Ricky Wright, 1987 Topps
Here is Ricky Wright. Here he is again:
Now, I know what you're thinking: What was the exact date that catcher Wes Westrum caught three fouls in one inning?
"Wait," you say, "that wasn't the date I was thinking. I feel like maybe West Westrum had accomplished this feat before, no?"
So yes, this baseball card has an EDITOR'S NOTE relative to a tidbit that is not at all relative to the card itself. Maybe we can talk about Ricky Wright, whose likeness and personal information provide the foundation for this Ricky Wright baseball card.
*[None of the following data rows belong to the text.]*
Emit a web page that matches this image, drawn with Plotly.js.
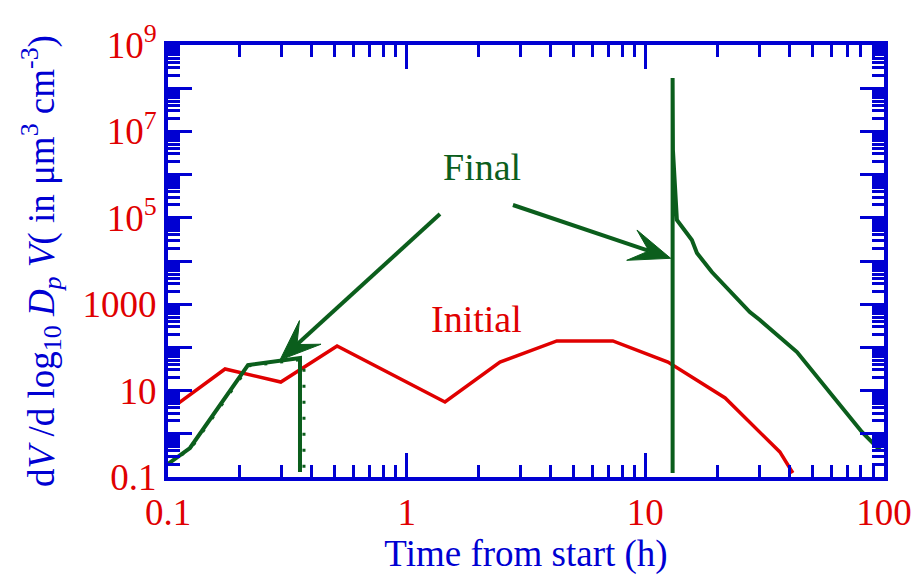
<!DOCTYPE html>
<html><head><meta charset="utf-8">
<script src="https://cdn.plot.ly/plotly-3.0.1.min.js"></script>
<style>html,body{margin:0;padding:0;background:#fff}</style>
</head><body>
<div id="chart" style="width:914px;height:578px"></div>
<script>
// ---- data ----
const initialTime = [0.11, 0.1734, 0.297, 0.511, 1.447, 2.46, 4.26, 7.31, 12.44, 21.6, 36.6, 41.5];
const initialVol  = [5.0, 31.6, 15.8, 108, 5.45, 45.9, 141, 141, 45.9, 6.74, 0.38, 0.124];

const finalTime = [0.1, 0.1236, 0.2163, 0.3573, 0.3573, null,
                   13.01, 13.01, 13.05, 13.56, 15.67, 16.45, 19.0, 27.4, 30.2, 43.2, 61.1, 80.8, 96.1];
const finalVol  = [0.2, 0.469, 39.1, 56.9, 0.13, null,
                   0.124, 1.72e8, 3.7e6, 8.9e4, 3.06e4, 1.53e4, 5.56e3, 659, 430, 78, 7.1, 1.1, 0.42];

const finalDotTime = [0.1, 0.1245, 0.219, 0.36, 0.3713, 0.3713];
const finalDotVol  = [0.2, 0.45, 37.5, 52, 48.4, 0.13];

const xTickVals = [0.1, 1, 10, 100];
const xTickText = ['0.1', '1', '10', '100'];
const yTickVals = [0.1, 1, 10, 100, 1e3, 1e4, 1e5, 1e6, 1e7, 1e8, 1e9];
const yTickText = ['0.1', '', '10', '', '1000', '', '10<sup>5</sup>', '', '10<sup>7</sup>', '', '10<sup>9</sup>'];

// arrows: from label towards curves
const arrowFromT = [1.379, 2.788];
const arrowFromV = [1.22e5, 1.98e5];
const arrowToT   = [0.2945, 12.77];
const arrowToV   = [51, 1.155e4];

// ---- style ----
const RED = '#e00000', GREEN = '#0b5e1c', BLUE = '#0000d2';
const FONT = 'Liberation Serif, Times New Roman, serif';
const X0 = -1, X1 = 2, Y0 = -1, Y1 = 9;
const W = 716, H = 432;

function minorVals(lo, hi) {
  const out = [];
  for (let e = lo; e < hi; e++) for (let k = 2; k <= 9; k++) out.push(k * Math.pow(10, e));
  return out;
}

function toPx(t, v) {
  return [(Math.log10(t) - X0) / (X1 - X0) * W, (Math.log10(v) - Y0) / (Y1 - Y0) * H];
}
const shapes = [];
for (let i = 0; i < arrowFromT.length; i++) {
  const s = toPx(arrowFromT[i], arrowFromV[i]);
  const e = toPx(arrowToT[i], arrowToV[i]);
  const dx = e[0] - s[0], dy = e[1] - s[1];
  const L = Math.hypot(dx, dy);
  const u = [dx / L, dy / L], n = [-u[1], u[0]];
  const headLen = 41, halfW = 16, notch = 23;
  const b1 = [e[0] - u[0] * headLen + n[0] * halfW, e[1] - u[1] * headLen + n[1] * halfW];
  const b2 = [e[0] - u[0] * headLen - n[0] * halfW, e[1] - u[1] * headLen - n[1] * halfW];
  const nt = [e[0] - u[0] * notch, e[1] - u[1] * notch];
  const P = p => (p[0] / W).toFixed(5) + ',' + (p[1] / H).toFixed(5);
  shapes.push({type: 'line', xref: 'paper', yref: 'paper',
    x0: s[0] / W, y0: s[1] / H, x1: nt[0] / W, y1: nt[1] / H,
    line: {color: GREEN, width: 4}});
  shapes.push({type: 'path', xref: 'paper', yref: 'paper',
    path: 'M' + P(e) + 'L' + P(b1) + 'L' + P(nt) + 'L' + P(b2) + 'Z',
    fillcolor: GREEN, line: {color: GREEN, width: 1}});
}

const traces = [
  {x: initialTime, y: initialVol, mode: 'lines', line: {color: RED, width: 3.5}, name: 'Initial'},
  {x: finalDotTime, y: finalDotVol, mode: 'lines', line: {color: GREEN, width: 3, dash: '3px,13px'}, name: 'Final (dotted)'},
  {x: finalTime, y: finalVol, mode: 'lines', line: {color: GREEN, width: 4}, connectgaps: false, name: 'Final'}
];

const axisCommon = {
  type: 'log', showgrid: false, zeroline: false,
  showline: true, linecolor: BLUE, linewidth: 4, mirror: 'allticks',
  ticks: 'inside', ticklen: 24, tickwidth: 3, tickcolor: BLUE,
  tickfont: {family: FONT, size: 37, color: RED},
  tickmode: 'array'
};

const layout = {
  width: 914, height: 578,
  margin: {l: 168, r: 30, t: 45, b: 101},
  paper_bgcolor: '#fff', plot_bgcolor: '#fff',
  showlegend: false,
  font: {family: FONT},
  xaxis: Object.assign({}, axisCommon, {
    range: [X0, X1], tickvals: xTickVals, ticktext: xTickText,
    minor: {tickmode: 'array', tickvals: minorVals(-1, 2), ticks: 'inside', ticklen: 12, tickwidth: 3, tickcolor: BLUE},
    title: {text: 'Time from start (h)', font: {family: FONT, size: 37, color: BLUE}, standoff: 0}
  }),
  yaxis: Object.assign({}, axisCommon, {
    range: [Y0, Y1], tickvals: yTickVals, ticktext: yTickText,
    minor: {tickmode: 'array', tickvals: minorVals(-1, 9), ticks: 'inside', ticklen: 12, tickwidth: 3, tickcolor: BLUE},
    title: {text: 'd<i>V</i> /d log<sub>10</sub> <i>D</i><sub><i>p</i></sub> <i>V</i>( in μm<sup>3</sup> cm<sup>-3</sup>)',
            font: {family: FONT, size: 37, color: BLUE}, standoff: 18}
  }),
  shapes: shapes,
  annotations: [
    {x: Math.log10(2.07), y: 6.176, xref: 'x', yref: 'y', text: 'Final', showarrow: false,
     font: {family: FONT, size: 38, color: GREEN}},
    {x: Math.log10(1.97), y: 2.657, xref: 'x', yref: 'y', text: 'Initial', showarrow: false,
     font: {family: FONT, size: 38, color: RED}}
  ]
};

Plotly.newPlot('chart', traces, layout, {staticPlot: true, displayModeBar: false});
</script>
</body></html>
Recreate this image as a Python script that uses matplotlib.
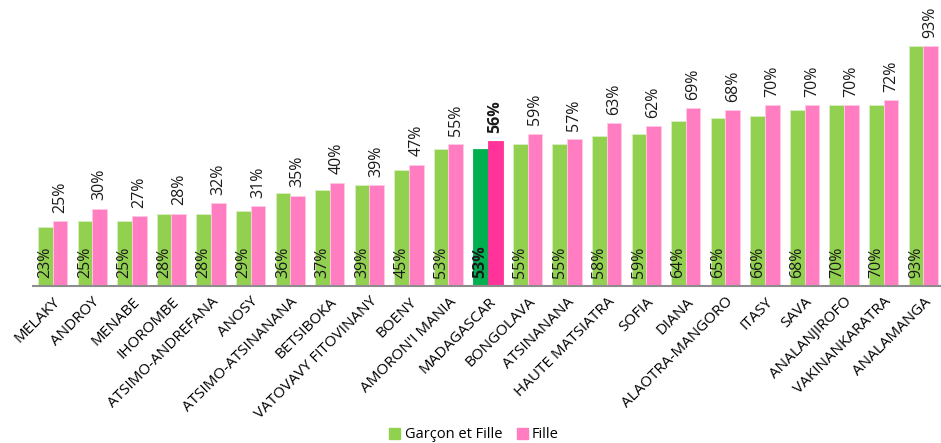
import matplotlib
matplotlib.use("Agg")
import matplotlib.pyplot as plt
from matplotlib.patches import Patch
import numpy as np

plt.rcParams['font.family'] = ['Open Sans', 'DejaVu Sans']

regions = ["MELAKY", "ANDROY", "MENABE", "IHOROMBE", "ATSIMO-ANDREFANA", "ANOSY",
           "ATSIMO-ATSINANANA", "BETSIBOKA", "VATOVAVY FITOVINANY", "BOENY",
           "AMORON'I MANIA", "MADAGASCAR", "BONGOLAVA", "ATSINANANA",
           "HAUTE MATSIATRA", "SOFIA", "DIANA", "ALAOTRA-MANGORO", "ITASY",
           "SAVA", "ANALANJIROFO", "VAKINANKARATRA", "ANALAMANGA"]
garcon_fille = [23, 25, 25, 28, 28, 29, 36, 37, 39, 45, 53, 53, 55, 55, 58, 59, 64, 65, 66, 68, 70, 70, 93]
fille = [25, 30, 27, 28, 32, 31, 35, 40, 39, 47, 55, 56, 59, 57, 63, 62, 69, 68, 70, 70, 70, 72, 93]
highlight = "MADAGASCAR"

W, H = 941, 443
fig = plt.figure(figsize=(W / 100, H / 100), dpi=100)
ax = fig.add_axes([33 / W, (H - 286) / H, (943 - 33) / W, 284 / H])

green, pink = "#92D050", "#FF7DC0"
dgreen, dpink = "#00B050", "#FF3399"

vfs = 11.5
tfs = 11
x = np.arange(len(regions))
bw = 0.37
for i, r in enumerate(regions):
    hl = (r == highlight)
    g = garcon_fille[i]
    f = fille[i]
    ax.bar(x[i] - bw / 2, g, bw, color=dgreen if hl else green,
           edgecolor="#D9EFC2" if not hl else dgreen, linewidth=0.6)
    ax.bar(x[i] + bw / 2, f, bw, color=dpink if hl else pink,
           edgecolor="#FFC9E4" if not hl else dpink, linewidth=0.6)
    fw = 'bold' if hl else 'normal'
    ax.annotate(f"{g}%", (x[i] - bw / 2, 0), xytext=(0, 6), textcoords='offset points',
                rotation=90, ha='center', va='bottom', fontsize=vfs, color='#1a1a1a',
                fontweight=fw)
    ax.annotate(f"{f}%", (x[i] + bw / 2, f), xytext=(0, 6), textcoords='offset points',
                rotation=90, ha='center', va='bottom', fontsize=vfs, color='#1a1a1a',
                fontweight=fw, annotation_clip=False)

ax.set_xlim(-0.5, len(regions) - 0.5)
ax.set_ylim(0, 110)
for s in ['top', 'right', 'left']:
    ax.spines[s].set_visible(False)
ax.spines['bottom'].set_color('#8c8c8c')
ax.spines['bottom'].set_linewidth(1.5)
ax.set_yticks([])
ax.set_xticks(x)
ax.set_xticklabels(regions, rotation=45, ha='right', va='top', rotation_mode='anchor',
                   fontsize=tfs)
ax.tick_params(axis='x', length=0, pad=6)

handles = [Patch(color=green, label="Garçon et Fille"), Patch(color=pink, label="Fille")]
fig.legend(handles=handles, loc='center', bbox_to_anchor=(474 / W, 1 - 435 / H), ncol=2,
           frameon=False, fontsize=10.5, handlelength=0.75, handleheight=0.75,
           handletextpad=0.3, columnspacing=1.0)

fig.savefig("out.png", dpi=100)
Here he is again:
Now, I know what you're thinking: Ricky Wright sure looks like he could use some pleasurable time. How does Ricky Wright spend his pleasurable time?
Ricky Wright: (strums guitar) DAMN this is pleasurable.
Ricky Wright's wife: (from adjacent room) Whatcha doin', honey?
Wright: Awww, you know me - just enjoying some pleasurable time.
Wife: You know, I was thinking ... why don't you make your way over here and we can really enjoy some pleasurable time ...
Wright: (strums guitar) You makin' reference to intercourse?
Wife: (hangs head) Geez, Ricky. YES, I am referring to "intercourse." Thanks for taking all the playfulness out of it. Now get over here, please.
Wright: 'Preciate the offer, sweetheart, but I'm really trying to nail down this Creedence Clearwater rif. This is my pleasurab-
Wife: You know what, Ricky? You're always taking about your "pleasurable time" - your *** **** precious "pleasurable time." What about the six months every year you spend playing a little kid's game? Is that not pleasurable enough? What about MY pleasurable time, Ricky? Huh? WHAT ABOUT THAT? (slams door)
Wright: (strums guitar) B*tch done ruined my pleasurable time.
Wes Westrum: Ricky, can we talk?
Wright: Wes Westrum? What are you doing here? This is MY house.
Westrum: Listen, Ricky ... (sits on edge of futon, puts arm around Ricky) ... we all need some pleasurable time every now and then, no doubt. When I was playing, I liked to spend my off days gardening while humming show tunes.
Westrum: But one thing I discovered? The best pleasurable time is true love. And I think you have that with whatsherface over there.
Wright: (strums guitar) Dang, you're right, Wes Westrum. How do you know so much about true love?
Westrum: Well, let's just say that TWICE I caught three foul balls in one inning.
Wright: You makin' reference to intercourse?